We have had choices forced upon us. We have been overruled constantly and yes we are young and learning but unfortunately we are learning that no matter how hard we shout or how hard we try we are being forced to go it alone. Even in the face of an EU split when we are meant to pull together and unify, and I stress again that we will try, we are finding out yet again that going it on our own is ‘best for business’. I don’t want to do that and will actively try to not to but it is hard when our voices are not heard and we have to bare others choices.

This is a momentous day in politics for good and bad reasons but it is also a momentous day for my voting habits as my faith in the system and value of the ‘young vote’ has been seriously dented.

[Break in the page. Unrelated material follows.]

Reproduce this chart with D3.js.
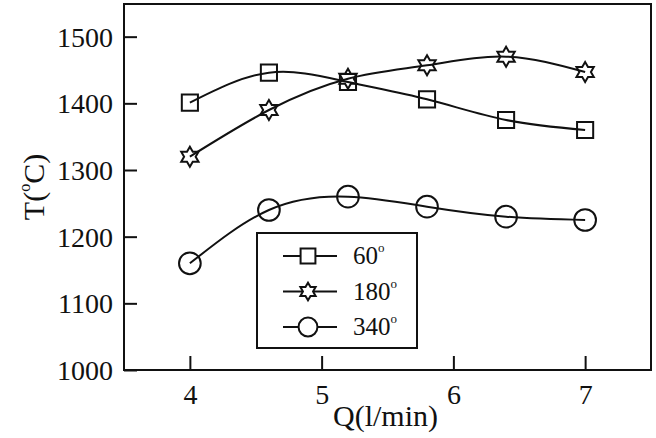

Just another one in a long line of injustices that I cannot help but feel hard done by. I said this article would seem selfish and an emotional response and it has been but while I’ve had enough of having a minority voice I still have to live with the consequences and we should all work together to work out how we move forward. I need to get over my disappointment and will do in time, we need to be a United Kingdom, but it will not be easy. Once again I’m am going to struggle to try and accept a decision that my generation didn’t want but we will try anyway because we want a better Britain, even if that confidence is fading every time decisions are made on my behalf. Remember that while 52% voted to leave 48% still want to stay. We need to accept the fact that it is done but also that it was not unanimous.

Despite this lets soak in this moment whether we agreed with it or not we have changed the face of the U.K., Europe and the world. We may not like it but we have no choice now what has been done is done. I just pray that my generation aren’t disenfranchised by it. Just remember that we are not a selfish generation we are a generation who are seriously losing faith as our voices are drowned out time and time again but a generation who will try to move forward in unity with the rest of the UK. It is not, as some have said, only dark days ahead, we have control of our future. I am merely trying to raise the issue that there is reason that the young can feel disenfranchised.